Extract each line of the material that follows exactly and omit its pictures.

## start Data

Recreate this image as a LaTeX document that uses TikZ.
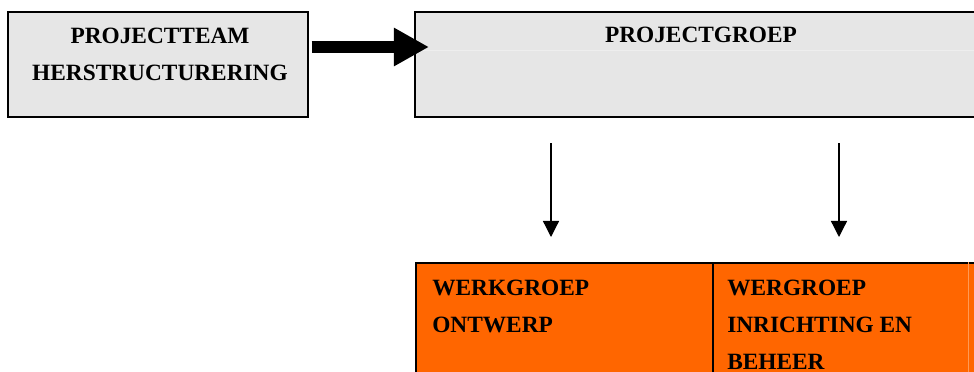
\documentclass[tikz,border=0pt]{standalone}
\usepackage{fontspec}
\setmainfont{Liberation Serif}
\usetikzlibrary{arrows.meta, positioning, calc}
\definecolor{boxgray}{HTML}{E6E6E6}
\definecolor{wgorange}{HTML}{FF6600}
\definecolor{rulegray}{HTML}{EEEEEE}
\definecolor{edgeorange}{HTML}{FF9A55}

\begin{document}
\begin{tikzpicture}[
  x=0.025cm, y=-0.025cm,
  every node/.style={text=black, font=\fontsize{16.6}{26.3}\selectfont\bfseries},
  greybox/.style={draw=black, line width=1.4pt, fill=boxgray, inner sep=0pt,
    minimum height=2.625cm},
  wgcell/.style={draw=black, line width=1.4pt, fill=wgorange, inner sep=0pt,
    minimum height=3.425cm},
  boxtext/.style={inner sep=0pt, align=center, anchor=north},
  celltext/.style={inner sep=0pt, align=left, anchor=north west},
  thinarrow/.style={-{Triangle[length=0.4cm, width=0.4cm]}, line width=0.9pt,
    shorten <=0.625cm, shorten >=0.625cm},
  bigarrow/.style={-{Triangle[length=0.875cm, width=0.9cm]}, line width=0.31cm},
]

% Page
\useasboundingbox (0,0) rectangle (974,371);
\clip (0,0) rectangle (974,371);

% Top row
\node[greybox, minimum width=7.475cm] (team) at (158,64.5) {};
\node[greybox, minimum width=14.625cm] (groep) at (707.5,64.5) {};
\draw[rulegray, line width=0.5pt] (groep.west |- 0,50) -- (groep.east |- 0,50);

\node[boxtext] (teamlbl) at (160,28) {PROJECTTEAM\\HERSTRUCTURERING};
\node[boxtext] (groeplbl) at (701,27) {PROJECTGROEP};

% Werkgroepen
\node[wgcell, minimum width=7.425cm] (ontwerp) at (564.5,331.5) {};
\node[wgcell, minimum width=7.175cm] (beheer) at (856.5,331.5) {};
\draw[edgeorange, line width=0.6pt] ([xshift=6.4cm]beheer.north west) -- ([xshift=6.4cm]beheer.south west);

\node[celltext] (ontwerplbl) at (432,280) {WERKGROEP\\ONTWERP};
\node[celltext] (beheerlbl) at (727,280) {WERGROEP\\INRICHTING EN\\BEHEER};

% Arrows
\draw[bigarrow] ([xshift=0.075cm, yshift=0.4375cm]team.east)
  -- ([xshift=0.375cm, yshift=0.4375cm]groep.west);
\draw[thinarrow] ([xshift=-0.3375cm]ontwerp.north |- groep.south)
  -- ([xshift=-0.3375cm]ontwerp.north);
\draw[thinarrow] ([xshift=-0.4375cm]beheer.north |- groep.south)
  -- ([xshift=-0.4375cm]beheer.north);

\end{tikzpicture}
\end{document}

## end Data

▶ [Written response]
Recreate this image as a LaTeX document that uses TikZ.
\documentclass[tikz,border=0pt]{standalone}
\usepackage{fontspec}
\setmainfont{Liberation Serif}
\usetikzlibrary{arrows.meta, positioning, calc}
\definecolor{boxgray}{HTML}{E6E6E6}
\definecolor{wgorange}{HTML}{FF6600}
\definecolor{rulegray}{HTML}{EEEEEE}
\definecolor{edgeorange}{HTML}{FF9A55}

\begin{document}
\begin{tikzpicture}[
  x=0.025cm, y=-0.025cm,
  every node/.style={text=black, font=\fontsize{16.6}{26.3}\selectfont\bfseries},
  greybox/.style={draw=black, line width=1.4pt, fill=boxgray, inner sep=0pt,
    minimum height=2.625cm},
  wgcell/.style={draw=black, line width=1.4pt, fill=wgorange, inner sep=0pt,
    minimum height=3.425cm},
  boxtext/.style={inner sep=0pt, align=center, anchor=north},
  celltext/.style={inner sep=0pt, align=left, anchor=north west},
  thinarrow/.style={-{Triangle[length=0.4cm, width=0.4cm]}, line width=0.9pt,
    shorten <=0.625cm, shorten >=0.625cm},
  bigarrow/.style={-{Triangle[length=0.875cm, width=0.9cm]}, line width=0.31cm},
]

% Page
\useasboundingbox (0,0) rectangle (974,371);
\clip (0,0) rectangle (974,371);

% Top row
\node[greybox, minimum width=7.475cm] (team) at (158,64.5) {};
\node[greybox, minimum width=14.625cm] (groep) at (707.5,64.5) {};
\draw[rulegray, line width=0.5pt] (groep.west |- 0,50) -- (groep.east |- 0,50);

\node[boxtext] (teamlbl) at (160,28) {PROJECTTEAM\\HERSTRUCTURERING};
\node[boxtext] (groeplbl) at (701,27) {PROJECTGROEP};

% Werkgroepen
\node[wgcell, minimum width=7.425cm] (ontwerp) at (564.5,331.5) {};
\node[wgcell, minimum width=7.175cm] (beheer) at (856.5,331.5) {};
\draw[edgeorange, line width=0.6pt] ([xshift=6.4cm]beheer.north west) -- ([xshift=6.4cm]beheer.south west);

\node[celltext] (ontwerplbl) at (432,280) {WERKGROEP\\ONTWERP};
\node[celltext] (beheerlbl) at (727,280) {WERGROEP\\INRICHTING EN\\BEHEER};

% Arrows
\draw[bigarrow] ([xshift=0.075cm, yshift=0.4375cm]team.east)
  -- ([xshift=0.375cm, yshift=0.4375cm]groep.west);
\draw[thinarrow] ([xshift=-0.3375cm]ontwerp.north |- groep.south)
  -- ([xshift=-0.3375cm]ontwerp.north);
\draw[thinarrow] ([xshift=-0.4375cm]beheer.north |- groep.south)
  -- ([xshift=-0.4375cm]beheer.north);

\end{tikzpicture}
\end{document}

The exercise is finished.